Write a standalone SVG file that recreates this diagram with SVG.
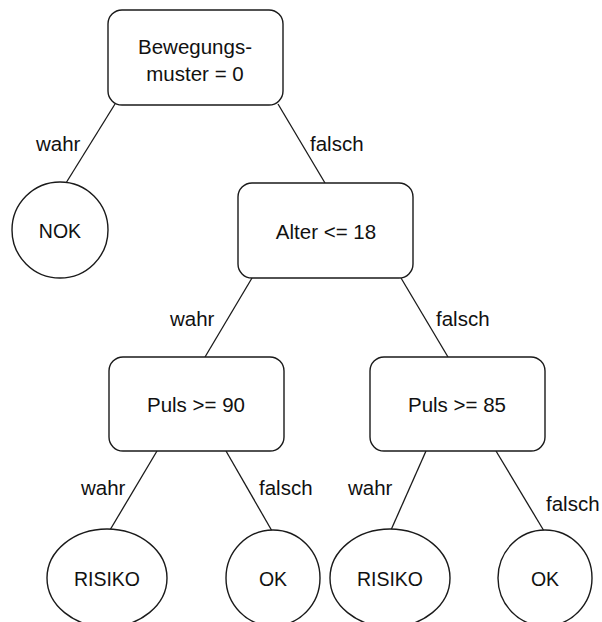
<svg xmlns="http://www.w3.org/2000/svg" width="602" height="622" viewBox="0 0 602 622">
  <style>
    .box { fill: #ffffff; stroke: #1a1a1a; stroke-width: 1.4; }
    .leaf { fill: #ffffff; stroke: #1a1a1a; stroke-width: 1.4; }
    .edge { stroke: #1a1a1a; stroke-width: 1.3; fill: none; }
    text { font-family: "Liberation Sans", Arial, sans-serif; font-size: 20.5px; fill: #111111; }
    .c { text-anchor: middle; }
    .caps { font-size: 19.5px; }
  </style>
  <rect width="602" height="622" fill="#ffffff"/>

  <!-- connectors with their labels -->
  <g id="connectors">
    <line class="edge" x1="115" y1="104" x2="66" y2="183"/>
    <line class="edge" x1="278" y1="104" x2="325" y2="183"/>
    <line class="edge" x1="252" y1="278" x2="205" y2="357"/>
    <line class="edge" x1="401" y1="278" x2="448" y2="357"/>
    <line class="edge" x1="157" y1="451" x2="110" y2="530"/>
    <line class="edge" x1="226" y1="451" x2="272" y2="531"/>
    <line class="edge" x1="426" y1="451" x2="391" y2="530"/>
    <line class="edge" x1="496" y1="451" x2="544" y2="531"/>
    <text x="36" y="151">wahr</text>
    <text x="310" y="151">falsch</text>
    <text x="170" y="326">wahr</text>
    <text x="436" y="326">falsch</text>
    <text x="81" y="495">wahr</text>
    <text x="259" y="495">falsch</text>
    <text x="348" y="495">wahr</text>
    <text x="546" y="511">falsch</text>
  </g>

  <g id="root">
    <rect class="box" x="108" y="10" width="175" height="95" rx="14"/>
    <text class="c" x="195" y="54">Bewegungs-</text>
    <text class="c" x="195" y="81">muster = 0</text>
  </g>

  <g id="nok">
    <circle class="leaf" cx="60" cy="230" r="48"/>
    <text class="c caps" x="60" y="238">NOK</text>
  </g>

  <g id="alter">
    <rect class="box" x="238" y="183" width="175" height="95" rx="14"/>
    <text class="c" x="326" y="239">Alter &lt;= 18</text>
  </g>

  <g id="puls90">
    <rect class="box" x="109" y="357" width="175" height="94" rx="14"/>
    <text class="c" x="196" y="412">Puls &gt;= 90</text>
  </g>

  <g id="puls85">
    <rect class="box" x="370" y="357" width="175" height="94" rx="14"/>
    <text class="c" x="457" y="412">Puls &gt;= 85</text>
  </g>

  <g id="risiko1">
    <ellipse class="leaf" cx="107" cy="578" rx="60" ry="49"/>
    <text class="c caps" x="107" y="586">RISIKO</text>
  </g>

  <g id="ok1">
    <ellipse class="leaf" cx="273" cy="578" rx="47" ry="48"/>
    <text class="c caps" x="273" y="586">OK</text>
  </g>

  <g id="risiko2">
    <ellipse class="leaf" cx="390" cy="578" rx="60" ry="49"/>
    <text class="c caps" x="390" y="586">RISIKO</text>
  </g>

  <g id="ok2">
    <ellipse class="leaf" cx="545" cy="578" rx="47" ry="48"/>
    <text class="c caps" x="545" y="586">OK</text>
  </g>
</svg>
────────
Problem requirements:
Leave out the pictures and restate everything else word for word.

Answer to the exercise:
Write a standalone SVG file that recreates this diagram with SVG.
<svg xmlns="http://www.w3.org/2000/svg" width="602" height="622" viewBox="0 0 602 622">
  <style>
    .box { fill: #ffffff; stroke: #1a1a1a; stroke-width: 1.4; }
    .leaf { fill: #ffffff; stroke: #1a1a1a; stroke-width: 1.4; }
    .edge { stroke: #1a1a1a; stroke-width: 1.3; fill: none; }
    text { font-family: "Liberation Sans", Arial, sans-serif; font-size: 20.5px; fill: #111111; }
    .c { text-anchor: middle; }
    .caps { font-size: 19.5px; }
  </style>
  <rect width="602" height="622" fill="#ffffff"/>

  <!-- connectors with their labels -->
  <g id="connectors">
    <line class="edge" x1="115" y1="104" x2="66" y2="183"/>
    <line class="edge" x1="278" y1="104" x2="325" y2="183"/>
    <line class="edge" x1="252" y1="278" x2="205" y2="357"/>
    <line class="edge" x1="401" y1="278" x2="448" y2="357"/>
    <line class="edge" x1="157" y1="451" x2="110" y2="530"/>
    <line class="edge" x1="226" y1="451" x2="272" y2="531"/>
    <line class="edge" x1="426" y1="451" x2="391" y2="530"/>
    <line class="edge" x1="496" y1="451" x2="544" y2="531"/>
    <text x="36" y="151">wahr</text>
    <text x="310" y="151">falsch</text>
    <text x="170" y="326">wahr</text>
    <text x="436" y="326">falsch</text>
    <text x="81" y="495">wahr</text>
    <text x="259" y="495">falsch</text>
    <text x="348" y="495">wahr</text>
    <text x="546" y="511">falsch</text>
  </g>

  <g id="root">
    <rect class="box" x="108" y="10" width="175" height="95" rx="14"/>
    <text class="c" x="195" y="54">Bewegungs-</text>
    <text class="c" x="195" y="81">muster = 0</text>
  </g>

  <g id="nok">
    <circle class="leaf" cx="60" cy="230" r="48"/>
    <text class="c caps" x="60" y="238">NOK</text>
  </g>

  <g id="alter">
    <rect class="box" x="238" y="183" width="175" height="95" rx="14"/>
    <text class="c" x="326" y="239">Alter &lt;= 18</text>
  </g>

  <g id="puls90">
    <rect class="box" x="109" y="357" width="175" height="94" rx="14"/>
    <text class="c" x="196" y="412">Puls &gt;= 90</text>
  </g>

  <g id="puls85">
    <rect class="box" x="370" y="357" width="175" height="94" rx="14"/>
    <text class="c" x="457" y="412">Puls &gt;= 85</text>
  </g>

  <g id="risiko1">
    <ellipse class="leaf" cx="107" cy="578" rx="60" ry="49"/>
    <text class="c caps" x="107" y="586">RISIKO</text>
  </g>

  <g id="ok1">
    <ellipse class="leaf" cx="273" cy="578" rx="47" ry="48"/>
    <text class="c caps" x="273" y="586">OK</text>
  </g>

  <g id="risiko2">
    <ellipse class="leaf" cx="390" cy="578" rx="60" ry="49"/>
    <text class="c caps" x="390" y="586">RISIKO</text>
  </g>

  <g id="ok2">
    <ellipse class="leaf" cx="545" cy="578" rx="47" ry="48"/>
    <text class="c caps" x="545" y="586">OK</text>
  </g>
</svg>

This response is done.